As a Jew who was incarcerated in a detention camp in France in the Second World War and who only escaped to the US by chance she had much at stake when she was asked by the New Yorker Magazine to go to Jerusalem to witness his trial after he was abducted by the Israeli’s from Argentina. She was stunned by the proceedings and by Eichmann himself who came across as not one of the evil geniuses behind the Holocaust but as a minor and very mediocre bureaucrat who was simply following orders. He put the Jews on the trains but it was another department that dealt with them afterwards. He denied any culpability or guilt in the matter. He was just following orders. Once they were on the trains and off to their designated destinations, the rest was up to other departments.

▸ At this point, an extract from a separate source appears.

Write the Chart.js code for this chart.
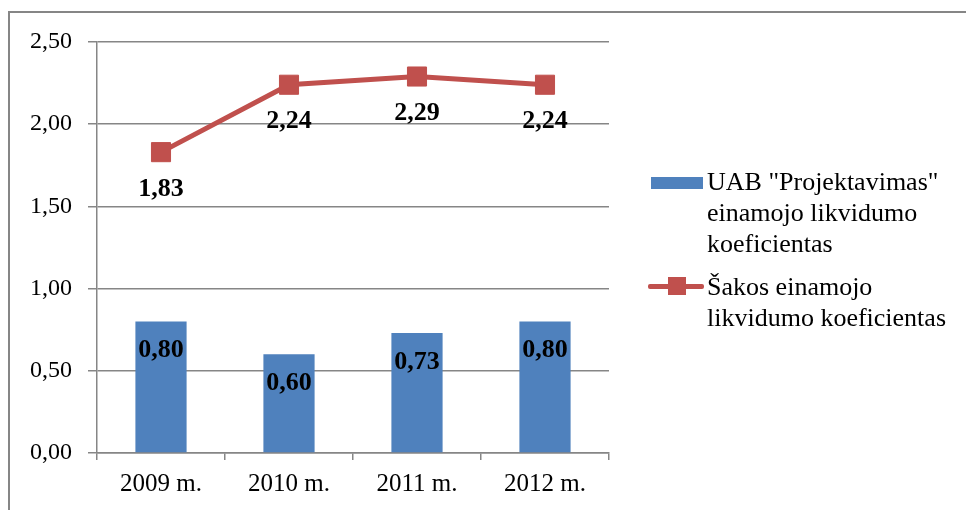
<!DOCTYPE html>
<html>
<head>
<meta charset="utf-8">
<script src="https://cdn.jsdelivr.net/npm/chart.js@4.4.1/dist/chart.umd.min.js"></script>
<style>
  html, body { margin: 0; padding: 0; background: #fff; overflow: hidden; }
  #wrap { position: relative; width: 966px; height: 510px; }
  #frame { position: absolute; left: 8px; top: 11px; width: 1000px; height: 600px; border: 2px solid #868686; box-sizing: border-box; }
  #c { position: absolute; left: 0; top: 0; }
  .leg { position: absolute; font-family: "Liberation Serif", "Times New Roman", serif; font-size: 26px; line-height: 31px; color: #000; width: 252px; }
  .mk { position: absolute; }
</style>
</head>
<body>
<div id="wrap">
  <div id="frame"></div>
  <canvas id="c" width="966" height="510"></canvas>
  <div id="legend"></div>
</div>
<script>
// duomenys
const years = ["2009 m.", "2010 m.", "2011 m.", "2012 m."];
const companyRatio = [0.80, 0.60, 0.73, 0.80];
const sectorRatio = [1.83, 2.24, 2.29, 2.24];
const seriesNames = ['UAB "Projektavimas" einamojo likvidumo koeficientas', "Šakos einamojo likvidumo koeficientas"];
const yTicks = [0, 0.5, 1, 1.5, 2, 2.5];

const BLUE = "#4F81BD";
const RED = "#C0504D";
const GRID = "#868686";
const FONT = "'Liberation Serif', 'Times New Roman', serif";

function fmt(v){
    return v.toFixed(2).replace(".", ",");
}

// reikšmių etiketės
const valueLabels = {
    id: "valueLabels",
    afterDatasetsDraw(chart){
        const ctx = chart.ctx;
        ctx.save();
        ctx.font = "bold 26px " + FONT;
        ctx.fillStyle = "#000";
        ctx.textAlign = "center";
        ctx.textBaseline = "middle";
        chart.data.datasets.forEach((ds, i) => {
            const meta = chart.getDatasetMeta(i);
            meta.data.forEach((el, j) => {
                const off = ds.type === "bar" ? 29 : 37;
                ctx.fillText(fmt(ds.data[j]), el.x, el.y + off);
            });
        });
        ctx.restore();
    }
};

new Chart(document.getElementById("c"), {
    data: {
        labels: years,
        datasets: [
            {
                type: "line",
                label: seriesNames[1],
                data: sectorRatio,
                borderColor: RED,
                backgroundColor: RED,
                borderWidth: 5,
                pointStyle: "rect",
                pointRadius: 13.5,
                pointBorderWidth: 1,
                pointBackgroundColor: RED,
                pointBorderColor: RED,
                tension: 0,
                order: 0
            },
            {
                type: "bar",
                label: seriesNames[0],
                data: companyRatio,
                backgroundColor: BLUE,
                barPercentage: 0.4,
                categoryPercentage: 1,
                order: 1
            }
        ]
    },
    options: {
        responsive: false,
        animation: false,
        events: [],
        layout: { padding: { left: 0, top: 42, right: 357, bottom: 0 } },
        plugins: {
            legend: { display: false },
            tooltip: { enabled: false }
        },
        scales: {
            x: {
                offset: true,
                grid: { display: true, drawOnChartArea: false, offset: true, color: GRID, lineWidth: 1.5, tickLength: 7 },
                border: { color: GRID, width: 1.5 },
                ticks: { color: "#000", font: { family: FONT, size: 25 }, padding: 9 },
                afterFit(scale){ scale.height = 57; }
            },
            y: {
                min: 0,
                max: 2.5,
                afterBuildTicks(scale){ scale.ticks = yTicks.map(v => ({ value: v })); },
                grid: { color: GRID, lineWidth: 1.5, tickLength: 9 },
                border: { color: GRID, width: 1.5 },
                ticks: { color: "#000", font: { family: FONT, size: 24 }, padding: 16, callback: v => fmt(v) },
                afterFit(scale){ scale.width = 97; }
            }
        }
    },
    plugins: [valueLabels]
});

// legenda dešinėje
const legend = document.getElementById("legend");
legend.innerHTML =
    '<div class="mk" style="left:651px;top:177px;width:52px;height:12px;background:' + BLUE + '"></div>' +
    '<div class="leg" style="left:707px;top:166px">' + seriesNames[0] + '</div>' +
    '<div class="mk" style="left:648px;top:284px;width:56px;height:5px;background:' + RED + ';border-radius:2px"></div>' +
    '<div class="mk" style="left:668px;top:277px;width:18px;height:18px;background:' + RED + '"></div>' +
    '<div class="leg" style="left:707px;top:271px">' + seriesNames[1] + '</div>';
</script>
</body>
</html>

The film is a dramatic presentation of Arendt’s time in Israel and her return and the impact of her articles and ultimately her book on her career and reputation. One of the most dramatic aspects of the film is the newsreel footage of Eichmann’s testimony. It lends so much credence to her argument that the most extreme form of evil is ultimately so banal.

While many were upset at her description of Eichmann as a minor and mediocre bureaucrat the statements that got her most in trouble were related to her claim that the leaders of the Jewish communities in Europe were complicit in creating the Holocaust because they counselled their congregations and communities not to resist. This was seen by many to be blaming the victim when in fact Arendt, a Jew and someone who barely escaped being a victim of the Holocaust herself, saw this as just an extension of the totalitarian system and the banality of evil reaching even into the victims themselves.

The acting in this film is phenomenally good and the story compelling and engrossing despite the intellectual argument that flows through and drives the plot. I can’t recommend this film more highly to you all.